A good way to represent the distribution is CDF, which for the "tps" looks like this:
Firstly, this chart once again suggests that scheduler on XLOG does not really matter - there are three clearly separated groups of curves, depending on the scheduler set on the data directory.
If you're not familiar with CDF, it's not that difficult - pick a value on x-axis, for example 6000 tps, and find the matching value on y-axis for a given curve. For the "blue" curves on the previous chart it's ~0.5, which means ~50% of values are below 6000. In other words, 6000 is median of distributions when "noop" scheduler is used for the data directory. Or you may go from the other direction and pick a value on the y-axis, and use that to find out the matching values on x-axis, effectively percentiles percentiles - for example by using 0.5, you can easily find medians for all the curves.
The CDF also visualizes variability of the data - the speeper the curve, the less variable the data. Had the performance been perfectly consistent, i.e. all the values would be exactly the same (same performance each second), the CDF would be a step function, going from 0 to 1 in a single point.
It's obvious that "cfq" performs better than "deadline" or "noop" not just in terms of average throughput, but also in terms of variability. The "cfq" curves are steeper than for the other schedulers, and also the "tails" are much shorter.
We can use the same method to analyze latencies - I didn't collect the full transaction log, but let's look at minimum and maximum latencies (collected per second). For the two next charts, the x-axis is the latency in microseconds.
For the minimum latencies, the "noop" performs best and "cfq" worst, but the difference is quite negligible - less than 10 microseconds for all percentiles. I'd guess it's mostly due to how expensive the scheduling algorithm is, and clearly "noop" is cheapest as it does nothing, while "cfq" does a fair amount of reorderings and such.
The maximum latencies are much more interesting - the values mostly depend on the I/O performance, and how well the I/O scheduler reorganizes the requests for the device. While it's often recommended to use "noop" for SSD devices, these results quite contradict that, as it results in the worst latencies. Similarly for "deadline", although then the difference is not that bad.
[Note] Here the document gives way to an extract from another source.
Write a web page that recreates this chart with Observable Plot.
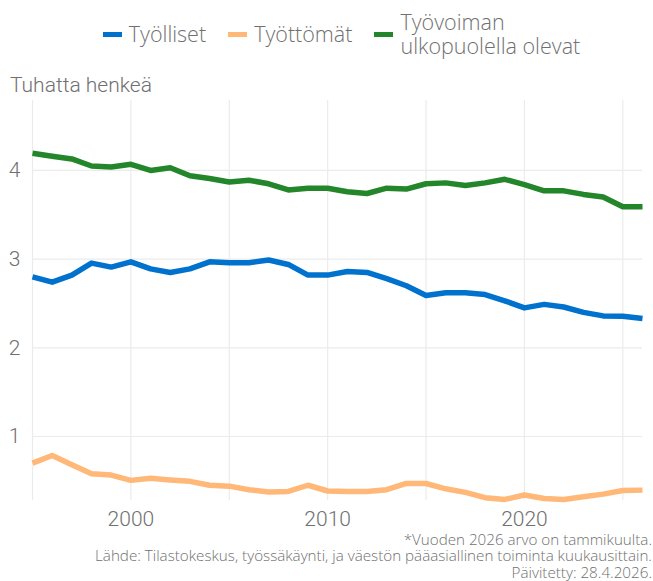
<!DOCTYPE html>
<html>
<head>
<meta charset="utf-8">
<script src="https://cdn.jsdelivr.net/npm/d3@7"></script>
<script src="https://cdn.jsdelivr.net/npm/@observablehq/plot@0.6"></script>
<style>
  html, body { margin: 0; padding: 0; background: #fff; }
  #wrap { position: relative; width: 653px; height: 581px; overflow: hidden; }
  #legend { position: absolute; left: 0; top: 0; width: 653px; height: 68px; display: flex; justify-content: center; align-items: center; font-family: "Open Sans", sans-serif; font-weight: 300; font-size: 21.5px; color: #707070; padding-left: 52px; box-sizing: border-box; }
  .item { display: flex; align-items: center; margin-right: 22px; }
  .sw { width: 19px; height: 5px; margin-right: 7px; }
  .lab { line-height: 24px; }
  #ytitle { position: absolute; left: 10px; top: 73px; font-family: Roboto, sans-serif; font-weight: 300; font-size: 21px; color: #707070; }
  #chart { position: absolute; left: 0; top: 95px; }
  #caption { position: absolute; right: 1px; top: 531px; text-align: right; font-family: "Open Sans", sans-serif; font-weight: 300; font-size: 15.2px; line-height: 16.3px; color: #707070; }
</style>
</head>
<body>
<div id="wrap">
  <div id="legend"></div>
  <div id="ytitle"></div>
  <div id="chart"></div>
  <div id="caption"></div>
</div>
<script>
const years = d3.range(1995, 2027);
const seriesNames = ["Työlliset", "Työttömät", "Työvoiman ulkopuolella olevat"];
const legendLabels = ["Työlliset", "Työttömät", "Työvoiman<br>ulkopuolella olevat"];
const seriesColors = ["#0072CE", "#FFB878", "#23862A"];

const tyolliset = [2.80, 2.74, 2.82, 2.955, 2.91, 2.97, 2.89, 2.85, 2.89, 2.97, 2.96, 2.96, 2.99, 2.94, 2.82, 2.82,
                   2.86, 2.85, 2.78, 2.70, 2.59, 2.62, 2.62, 2.60, 2.53, 2.45, 2.49, 2.46, 2.40, 2.36, 2.355, 2.33];
const tyottomat = [0.70, 0.785, 0.68, 0.58, 0.565, 0.505, 0.53, 0.51, 0.494, 0.45, 0.44, 0.40, 0.375, 0.38, 0.45, 0.385,
                   0.38, 0.38, 0.40, 0.47, 0.47, 0.41, 0.37, 0.31, 0.29, 0.34, 0.30, 0.29, 0.32, 0.35, 0.39, 0.395];
const ulkopuolella = [4.195, 4.16, 4.13, 4.05, 4.04, 4.07, 4.00, 4.03, 3.94, 3.91, 3.87, 3.89, 3.85, 3.78, 3.80, 3.80,
                      3.76, 3.74, 3.80, 3.79, 3.85, 3.86, 3.83, 3.86, 3.90, 3.84, 3.77, 3.77, 3.73, 3.70, 3.59, 3.59];

const yTicks = [1, 2, 3, 4];
const xTicks = [2000, 2010, 2020];
const xGrid = [1995, 2000, 2005, 2010, 2015, 2020, 2025];
const yTitle = "Tuhatta henkeä";
const captionLines = [
  "*Vuoden 2026 arvo on tammikuulta.",
  "Lähde: Tilastokeskus, työssäkäynti, ja väestön pääasiallinen toiminta kuukausittain.",
  "Päivitetty: 28.4.2026."
];

const values = [tyolliset, tyottomat, ulkopuolella];
const data = [];
seriesNames.forEach((s, i) => years.forEach((y, j) => data.push({ year: y, value: values[i][j], series: s })));

const leg = document.getElementById("legend");
seriesNames.forEach((s, i) => {
  const it = document.createElement("div");
  it.className = "item";
  it.innerHTML = `<div class="sw" style="background:${seriesColors[i]}"></div><div class="lab">${legendLabels[i]}</div>`;
  leg.appendChild(it);
});
document.getElementById("ytitle").textContent = yTitle;
document.getElementById("caption").innerHTML = captionLines.join("<br>");

const chart = Plot.plot({
  width: 653,
  height: 445,
  marginTop: 5,
  marginBottom: 40,
  marginLeft: 32,
  marginRight: 11,
  style: { fontFamily: "Roboto, sans-serif", fontWeight: 300, fontSize: "21px", color: "#707070", background: "transparent" },
  x: { domain: [1995, 2026], label: null },
  y: { domain: [0.278, 4.789], label: null },
  color: { domain: seriesNames, range: seriesColors },
  marks: [
    Plot.gridX(xGrid, { stroke: "#ebebeb", strokeOpacity: 1, strokeWidth: 1.2 }),
    Plot.gridY(yTicks, { stroke: "#ebebeb", strokeOpacity: 1, strokeWidth: 1.2 }),
    Plot.axisX(xTicks, { tickSize: 0, tickPadding: 11, tickFormat: d => String(d), fontSize: 21, fill: "#707070" }),
    Plot.axisY(yTicks, { tickSize: 0, tickPadding: 12, tickFormat: d => String(d), fontSize: 21, fill: "#707070" }),
    Plot.line(data, { x: "year", y: "value", z: "series", stroke: "series", strokeWidth: 5.5, strokeLinecap: "butt", strokeLinejoin: "round" })
  ]
});
document.getElementById("chart").appendChild(chart);
</script>
</body>
</html>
This mostly matches the difference in average throughput.
The benchmarks were executed on a system used for some of the previous tests, i.e.
The data (tooling and results) are available at bitbucket.
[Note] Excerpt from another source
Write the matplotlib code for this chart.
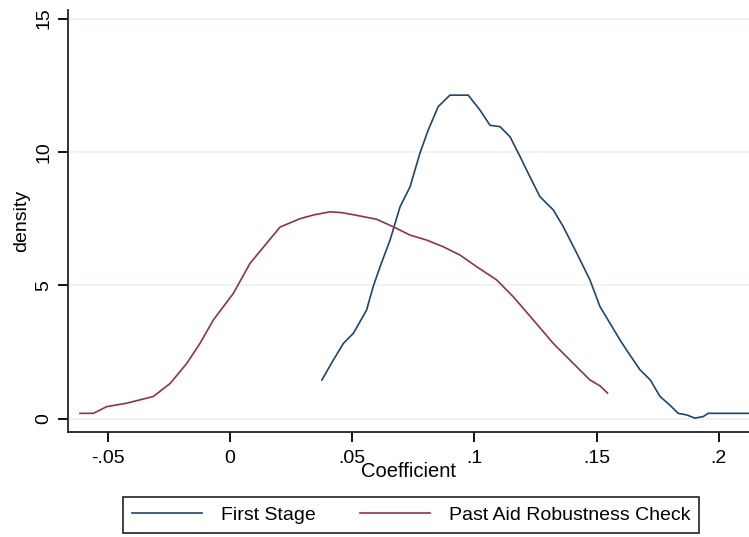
import matplotlib
matplotlib.use("Agg")
import matplotlib.pyplot as plt

# First Stage coefficient density
first_x = [0.0376, 0.0423, 0.0464, 0.0505, 0.0559, 0.0586, 0.0614, 0.0655, 0.0696,
           0.0737, 0.0777, 0.0811, 0.0852, 0.0900, 0.0975, 0.1023, 0.1064, 0.1105,
           0.1146, 0.1187, 0.1227, 0.1268, 0.1323, 0.1364, 0.1419, 0.1473, 0.1514,
           0.1596, 0.1623, 0.1678, 0.1720, 0.1760, 0.1800, 0.1834, 0.1869, 0.1903,
           0.1937, 0.1957, 0.2140]
first_y = [1.46, 2.21, 2.83, 3.21, 4.08, 4.96, 5.70, 6.70, 7.95,
           8.70, 9.95, 10.82, 11.70, 12.13, 12.13, 11.57, 11.00, 10.95,
           10.57, 9.83, 9.08, 8.33, 7.83, 7.20, 6.21, 5.21, 4.21,
           2.96, 2.58, 1.84, 1.46, 0.84, 0.52, 0.21, 0.15, 0.03,
           0.09, 0.21, 0.21]

# Past Aid Robustness Check density
past_x = [-0.0614, -0.0559, -0.0505, -0.0423, -0.0314, -0.0245, -0.0177, -0.0123,
          -0.0068, 0.0014, 0.0082, 0.0205, 0.0286, 0.0341, 0.0409, 0.0457, 0.0511,
          0.0600, 0.0668, 0.0736, 0.0805, 0.0873, 0.0941, 0.1010, 0.1091, 0.1159,
          0.1241, 0.1323, 0.1405, 0.1473, 0.1514, 0.1545]
past_y = [0.21, 0.21, 0.46, 0.59, 0.84, 1.33, 2.08, 2.83,
          3.71, 4.71, 5.83, 7.19, 7.50, 7.64, 7.76, 7.73, 7.64,
          7.48, 7.20, 6.89, 6.70, 6.45, 6.14, 5.70, 5.21, 4.58,
          3.71, 2.83, 2.08, 1.46, 1.24, 0.97]

xticks = [-0.05, 0, 0.05, 0.1, 0.15, 0.2]
xtick_labels = ["-.05", "0", ".05", ".1", ".15", ".2"]
yticks = [0, 5, 10, 15]

plt.rcParams["font.family"] = ["Liberation Sans", "DejaVu Sans"]

fig = plt.figure(figsize=(7.49, 5.37), dpi=100)
ax = fig.add_axes([0.0908, 0.1955, 0.9092, 0.7859])

for y in yticks:
    ax.axhline(y, color="#eaf2f3", lw=1.2, zorder=0)

ax.plot(first_x, first_y, color="#1a476f", lw=1.2, label="First Stage")
ax.plot(past_x, past_y, color="#90353b", lw=1.2, label="Past Aid Robustness Check")

ax.set_xlim(-0.0663, 0.2124)
ax.set_ylim(-0.49, 15.32)
ax.set_xticks(xticks)
ax.set_xticklabels(xtick_labels)
ax.set_yticks(yticks)
ax.set_yticklabels([str(v) for v in yticks], rotation=90, va="center")

for s in ["top", "right"]:
    ax.spines[s].set_visible(False)
for s in ["left", "bottom"]:
    ax.spines[s].set_linewidth(1.3)
    ax.spines[s].set_color("#222222")

ax.tick_params(direction="out", length=7, width=1.3, labelsize=14, pad=6)
ax.tick_params(axis="y", pad=4)
ax.set_xlabel("Coefficient", fontsize=14.5, labelpad=-4)
ax.set_ylabel("density", fontsize=14, labelpad=4)

leg = fig.legend(loc="center", bbox_to_anchor=(0.549, 0.041), ncol=2,
                 fontsize=14, handlelength=3.6, handletextpad=0.95,
                 columnspacing=2.3, fancybox=False, edgecolor="black",
                 borderpad=0.45)
leg.get_frame().set_linewidth(1.3)

fig.savefig("out.png", dpi=100)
I find it slightly surprising that "cfq" so clearly wins over "deadline" and (especially) "noop." I'd not dare to suggest that "cfq" universally beats the other schedulers - there may be other PostgreSQL workloads where "deadline" or "noop" performs much better, not to mention other types of applications (i.e. not databases). I also wouldn't be surprised if the results were slightly different for other types of storage, e.g. rotational devices or even different types/models of SSDs.
In case of "noop" I believe this means that the optimizations performed by "cfq" (reordering and coalescing of requests, etc.) still matter even on SSD drives.
For "deadline" I'm not quite sure. The ideas behind this scheduler sound like a great match for PostgreSQL and databases in general - preferring reads over writes should work great, because reads in databases are synchronous (client has to wait for them) while writes are asynchronous (happen mostly in the background during checkpoint). Yet "deadline" does not beat "cfq" - similarly to "noop" it might be due to not performing some of the optimizations done by "cfq."
Actually, while there's a lot of "deadline works great for databases" claims, there are also discussions about bad experiences with "deadline" scheduler. For example there was this thread on pgsql-hackers in 2010, discussing issues with "deadline" scheduler (and also workloads that work poorly with the other schedulers). Definitely worth read, and it also links to various benchmarks, like fsopbench.
Another thing is that there's a lot of tunables for the "deadline" scheduler, so maybe there's some configuration that works much better. I've been experimenting particularly with
write_expire, but that hardly affected the performance - results are included in the git repository on bitbucket. In any case, this probably means that simply switching to "deadline" scheduler may not really give you anything without further tuning.